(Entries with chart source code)
<<<<

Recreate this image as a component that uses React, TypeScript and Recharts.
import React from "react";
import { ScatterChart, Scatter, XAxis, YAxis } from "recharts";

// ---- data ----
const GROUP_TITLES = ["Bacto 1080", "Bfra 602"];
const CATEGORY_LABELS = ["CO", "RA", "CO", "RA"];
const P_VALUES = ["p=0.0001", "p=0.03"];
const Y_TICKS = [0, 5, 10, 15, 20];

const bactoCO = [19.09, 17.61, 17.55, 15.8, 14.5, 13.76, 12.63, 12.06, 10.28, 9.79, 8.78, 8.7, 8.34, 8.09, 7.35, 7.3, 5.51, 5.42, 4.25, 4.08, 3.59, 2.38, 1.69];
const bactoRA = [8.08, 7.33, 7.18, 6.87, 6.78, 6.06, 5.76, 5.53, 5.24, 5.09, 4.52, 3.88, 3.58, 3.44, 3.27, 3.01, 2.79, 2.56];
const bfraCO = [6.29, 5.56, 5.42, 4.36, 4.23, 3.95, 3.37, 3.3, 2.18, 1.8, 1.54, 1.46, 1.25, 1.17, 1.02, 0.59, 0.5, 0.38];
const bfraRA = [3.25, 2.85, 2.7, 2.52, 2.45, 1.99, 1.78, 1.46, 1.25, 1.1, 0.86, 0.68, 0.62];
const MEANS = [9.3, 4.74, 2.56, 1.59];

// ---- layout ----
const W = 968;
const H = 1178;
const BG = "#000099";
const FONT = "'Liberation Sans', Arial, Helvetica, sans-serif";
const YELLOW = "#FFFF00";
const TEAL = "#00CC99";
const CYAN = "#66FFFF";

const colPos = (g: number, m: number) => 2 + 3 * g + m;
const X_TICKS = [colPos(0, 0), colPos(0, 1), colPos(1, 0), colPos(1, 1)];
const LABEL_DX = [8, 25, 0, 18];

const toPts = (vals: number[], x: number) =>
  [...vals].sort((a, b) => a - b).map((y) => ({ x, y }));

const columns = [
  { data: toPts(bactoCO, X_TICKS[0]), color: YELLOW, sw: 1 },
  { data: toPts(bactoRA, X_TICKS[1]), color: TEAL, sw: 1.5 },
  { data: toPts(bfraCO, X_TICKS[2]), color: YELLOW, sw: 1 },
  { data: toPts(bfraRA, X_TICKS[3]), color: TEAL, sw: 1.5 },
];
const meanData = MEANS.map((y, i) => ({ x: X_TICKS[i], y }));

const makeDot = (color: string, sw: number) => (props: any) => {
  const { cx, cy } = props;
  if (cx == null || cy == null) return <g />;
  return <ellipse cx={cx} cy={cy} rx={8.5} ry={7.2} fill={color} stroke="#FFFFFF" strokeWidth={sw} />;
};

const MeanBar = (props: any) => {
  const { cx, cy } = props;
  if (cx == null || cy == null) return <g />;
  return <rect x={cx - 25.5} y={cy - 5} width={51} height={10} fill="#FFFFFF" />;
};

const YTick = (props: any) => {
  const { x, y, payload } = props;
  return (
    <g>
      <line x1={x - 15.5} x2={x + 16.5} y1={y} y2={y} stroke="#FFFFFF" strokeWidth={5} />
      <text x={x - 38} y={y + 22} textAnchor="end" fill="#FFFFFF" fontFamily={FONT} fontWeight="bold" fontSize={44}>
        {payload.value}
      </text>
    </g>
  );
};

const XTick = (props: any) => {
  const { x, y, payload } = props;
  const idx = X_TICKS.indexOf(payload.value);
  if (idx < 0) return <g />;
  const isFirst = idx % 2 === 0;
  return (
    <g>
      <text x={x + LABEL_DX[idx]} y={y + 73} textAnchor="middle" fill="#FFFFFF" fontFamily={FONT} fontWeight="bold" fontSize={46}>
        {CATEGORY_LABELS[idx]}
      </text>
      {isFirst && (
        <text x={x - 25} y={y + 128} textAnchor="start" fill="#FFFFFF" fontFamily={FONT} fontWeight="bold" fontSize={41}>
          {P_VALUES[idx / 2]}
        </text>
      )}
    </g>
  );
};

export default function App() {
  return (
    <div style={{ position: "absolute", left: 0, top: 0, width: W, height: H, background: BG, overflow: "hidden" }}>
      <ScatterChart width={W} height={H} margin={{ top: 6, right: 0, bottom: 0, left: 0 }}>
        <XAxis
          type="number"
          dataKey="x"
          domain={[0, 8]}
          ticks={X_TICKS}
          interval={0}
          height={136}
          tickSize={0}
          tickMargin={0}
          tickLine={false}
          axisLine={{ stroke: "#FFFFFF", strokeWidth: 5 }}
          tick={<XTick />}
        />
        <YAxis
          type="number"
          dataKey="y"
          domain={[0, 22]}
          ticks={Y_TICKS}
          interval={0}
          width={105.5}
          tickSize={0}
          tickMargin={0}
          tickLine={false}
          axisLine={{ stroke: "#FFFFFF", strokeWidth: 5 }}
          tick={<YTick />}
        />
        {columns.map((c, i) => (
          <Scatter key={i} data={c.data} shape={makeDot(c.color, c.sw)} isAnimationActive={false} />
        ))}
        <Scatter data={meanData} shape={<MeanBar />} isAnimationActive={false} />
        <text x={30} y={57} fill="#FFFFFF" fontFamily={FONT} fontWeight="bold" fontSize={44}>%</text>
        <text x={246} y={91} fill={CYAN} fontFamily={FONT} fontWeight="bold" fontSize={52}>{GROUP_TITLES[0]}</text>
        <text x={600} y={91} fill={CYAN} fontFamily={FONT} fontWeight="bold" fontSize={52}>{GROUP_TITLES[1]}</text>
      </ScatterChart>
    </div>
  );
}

>>>>
<<<<

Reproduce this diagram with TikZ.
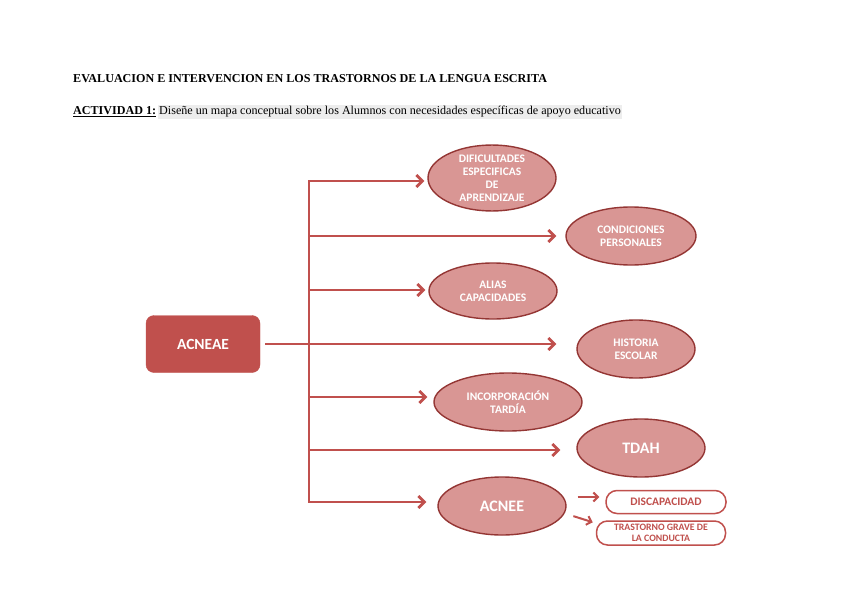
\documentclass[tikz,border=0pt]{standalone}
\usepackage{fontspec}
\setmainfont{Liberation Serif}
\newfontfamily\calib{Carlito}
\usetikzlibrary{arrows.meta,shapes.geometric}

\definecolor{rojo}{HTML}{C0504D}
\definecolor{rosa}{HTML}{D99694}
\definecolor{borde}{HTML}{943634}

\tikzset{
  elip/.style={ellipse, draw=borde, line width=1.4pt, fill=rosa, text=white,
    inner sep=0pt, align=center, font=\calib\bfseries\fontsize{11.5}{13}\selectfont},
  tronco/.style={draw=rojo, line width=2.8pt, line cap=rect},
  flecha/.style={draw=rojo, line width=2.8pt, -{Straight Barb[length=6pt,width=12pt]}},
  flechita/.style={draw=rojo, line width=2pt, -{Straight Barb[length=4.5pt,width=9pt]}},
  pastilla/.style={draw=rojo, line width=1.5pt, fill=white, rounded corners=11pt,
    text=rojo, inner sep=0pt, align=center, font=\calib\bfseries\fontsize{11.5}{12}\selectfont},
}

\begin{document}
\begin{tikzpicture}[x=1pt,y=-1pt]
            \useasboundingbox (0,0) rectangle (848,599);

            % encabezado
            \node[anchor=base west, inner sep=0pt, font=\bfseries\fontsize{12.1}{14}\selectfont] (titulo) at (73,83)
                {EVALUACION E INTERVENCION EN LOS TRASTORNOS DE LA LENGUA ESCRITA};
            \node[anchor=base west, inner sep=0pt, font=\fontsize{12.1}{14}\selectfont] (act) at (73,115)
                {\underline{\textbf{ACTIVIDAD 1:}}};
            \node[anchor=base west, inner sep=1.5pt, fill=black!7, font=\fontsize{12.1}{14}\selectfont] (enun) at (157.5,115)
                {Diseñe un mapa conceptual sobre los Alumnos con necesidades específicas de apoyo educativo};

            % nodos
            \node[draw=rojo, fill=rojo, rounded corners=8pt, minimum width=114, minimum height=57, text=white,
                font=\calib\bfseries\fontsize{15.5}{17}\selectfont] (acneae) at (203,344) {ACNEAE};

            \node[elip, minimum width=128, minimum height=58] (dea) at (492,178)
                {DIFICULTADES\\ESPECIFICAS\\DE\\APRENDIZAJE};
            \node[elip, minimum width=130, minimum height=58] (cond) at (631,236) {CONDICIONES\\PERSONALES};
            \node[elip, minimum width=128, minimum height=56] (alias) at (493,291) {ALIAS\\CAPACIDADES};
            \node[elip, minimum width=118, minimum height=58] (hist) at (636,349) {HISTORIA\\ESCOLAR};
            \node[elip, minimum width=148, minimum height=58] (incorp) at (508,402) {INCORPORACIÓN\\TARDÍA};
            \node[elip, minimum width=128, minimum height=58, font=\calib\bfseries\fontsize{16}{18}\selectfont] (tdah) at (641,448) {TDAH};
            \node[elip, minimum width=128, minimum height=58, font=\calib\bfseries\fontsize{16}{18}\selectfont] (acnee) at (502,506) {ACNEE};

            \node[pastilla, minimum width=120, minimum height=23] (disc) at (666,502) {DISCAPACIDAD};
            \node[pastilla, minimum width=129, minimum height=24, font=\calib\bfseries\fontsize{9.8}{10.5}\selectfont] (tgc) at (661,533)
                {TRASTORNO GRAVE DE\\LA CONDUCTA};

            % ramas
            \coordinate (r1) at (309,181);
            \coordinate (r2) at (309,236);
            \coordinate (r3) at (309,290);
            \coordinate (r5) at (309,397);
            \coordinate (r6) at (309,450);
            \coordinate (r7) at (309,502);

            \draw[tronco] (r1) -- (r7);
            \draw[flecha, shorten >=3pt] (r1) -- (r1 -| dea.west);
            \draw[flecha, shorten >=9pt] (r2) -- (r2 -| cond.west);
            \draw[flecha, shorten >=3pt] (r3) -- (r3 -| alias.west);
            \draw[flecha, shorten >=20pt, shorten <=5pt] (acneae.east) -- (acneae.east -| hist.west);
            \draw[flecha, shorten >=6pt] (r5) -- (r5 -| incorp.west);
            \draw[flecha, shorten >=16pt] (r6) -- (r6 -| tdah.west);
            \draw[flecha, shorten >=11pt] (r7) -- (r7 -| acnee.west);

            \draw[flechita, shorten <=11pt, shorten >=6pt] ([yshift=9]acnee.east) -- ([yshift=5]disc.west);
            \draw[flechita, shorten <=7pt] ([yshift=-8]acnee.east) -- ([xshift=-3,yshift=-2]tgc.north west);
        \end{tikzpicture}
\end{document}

>>>>
<<<<

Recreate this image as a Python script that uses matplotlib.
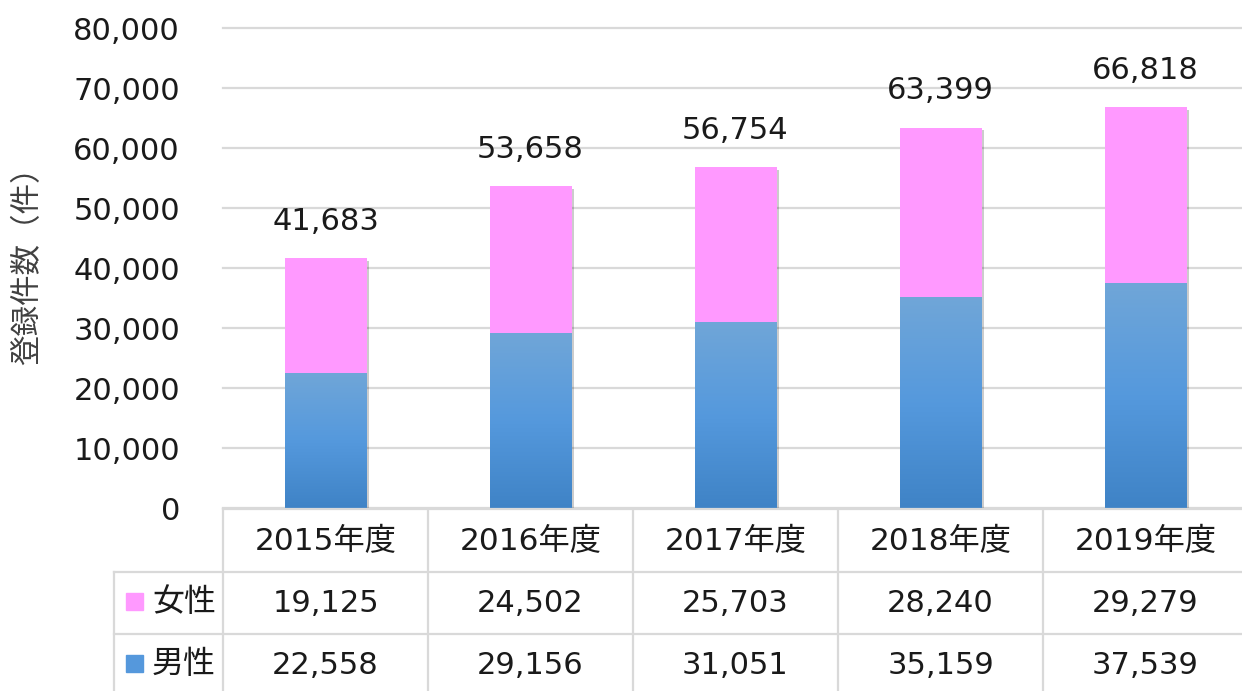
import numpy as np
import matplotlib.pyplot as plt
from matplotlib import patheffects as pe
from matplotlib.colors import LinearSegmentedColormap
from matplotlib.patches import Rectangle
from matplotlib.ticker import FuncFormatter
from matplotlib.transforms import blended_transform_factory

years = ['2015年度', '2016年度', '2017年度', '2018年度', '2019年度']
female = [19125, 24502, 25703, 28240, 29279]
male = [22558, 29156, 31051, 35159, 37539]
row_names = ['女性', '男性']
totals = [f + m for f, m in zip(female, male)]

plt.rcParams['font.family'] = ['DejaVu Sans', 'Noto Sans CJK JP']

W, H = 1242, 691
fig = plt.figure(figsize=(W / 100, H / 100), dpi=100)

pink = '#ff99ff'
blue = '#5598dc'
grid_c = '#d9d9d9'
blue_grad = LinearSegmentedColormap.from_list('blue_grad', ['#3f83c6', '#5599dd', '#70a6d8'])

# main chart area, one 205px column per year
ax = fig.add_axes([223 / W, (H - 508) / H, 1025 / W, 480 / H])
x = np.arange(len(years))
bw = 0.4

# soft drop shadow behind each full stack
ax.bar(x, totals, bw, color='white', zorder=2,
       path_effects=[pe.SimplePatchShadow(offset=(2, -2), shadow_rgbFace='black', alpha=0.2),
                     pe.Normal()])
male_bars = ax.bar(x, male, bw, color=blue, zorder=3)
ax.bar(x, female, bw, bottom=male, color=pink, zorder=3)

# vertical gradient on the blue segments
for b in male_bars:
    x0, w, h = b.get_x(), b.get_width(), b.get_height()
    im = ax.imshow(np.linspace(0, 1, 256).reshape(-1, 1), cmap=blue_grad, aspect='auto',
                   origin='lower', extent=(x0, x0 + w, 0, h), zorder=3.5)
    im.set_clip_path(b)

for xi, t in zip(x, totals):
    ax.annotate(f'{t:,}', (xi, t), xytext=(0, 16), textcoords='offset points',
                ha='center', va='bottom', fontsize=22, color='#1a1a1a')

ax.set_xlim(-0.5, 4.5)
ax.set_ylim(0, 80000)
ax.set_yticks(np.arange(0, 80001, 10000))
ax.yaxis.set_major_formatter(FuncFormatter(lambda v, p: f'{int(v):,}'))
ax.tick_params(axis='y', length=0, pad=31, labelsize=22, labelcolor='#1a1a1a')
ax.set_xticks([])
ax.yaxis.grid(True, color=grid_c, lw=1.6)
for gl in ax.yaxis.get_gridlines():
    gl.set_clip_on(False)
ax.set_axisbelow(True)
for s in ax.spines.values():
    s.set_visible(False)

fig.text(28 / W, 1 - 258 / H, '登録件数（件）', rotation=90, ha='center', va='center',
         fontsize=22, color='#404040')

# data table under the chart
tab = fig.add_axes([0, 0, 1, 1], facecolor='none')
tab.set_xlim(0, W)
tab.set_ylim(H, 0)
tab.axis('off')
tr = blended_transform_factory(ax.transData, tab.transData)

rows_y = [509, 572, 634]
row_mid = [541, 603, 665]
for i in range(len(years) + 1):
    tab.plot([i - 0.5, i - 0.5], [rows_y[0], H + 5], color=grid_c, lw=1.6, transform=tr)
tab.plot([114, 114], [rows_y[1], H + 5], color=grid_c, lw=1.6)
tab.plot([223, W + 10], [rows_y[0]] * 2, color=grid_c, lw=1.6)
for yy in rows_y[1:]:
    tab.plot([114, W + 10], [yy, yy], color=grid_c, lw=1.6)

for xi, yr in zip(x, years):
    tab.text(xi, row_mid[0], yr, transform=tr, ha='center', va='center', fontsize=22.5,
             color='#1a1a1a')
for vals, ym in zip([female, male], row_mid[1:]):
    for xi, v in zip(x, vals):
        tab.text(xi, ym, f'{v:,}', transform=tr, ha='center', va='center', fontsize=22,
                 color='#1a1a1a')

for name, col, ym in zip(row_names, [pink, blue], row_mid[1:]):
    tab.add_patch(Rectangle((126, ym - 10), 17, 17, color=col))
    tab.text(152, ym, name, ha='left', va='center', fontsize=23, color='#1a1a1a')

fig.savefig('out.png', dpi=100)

>>>>

▸ The request
Which lines hold the string "that"? List them all.

▸ Exercise output
Recreate this image as a component that uses React, TypeScript and Recharts.
Recreate this image as a Python script that uses matplotlib.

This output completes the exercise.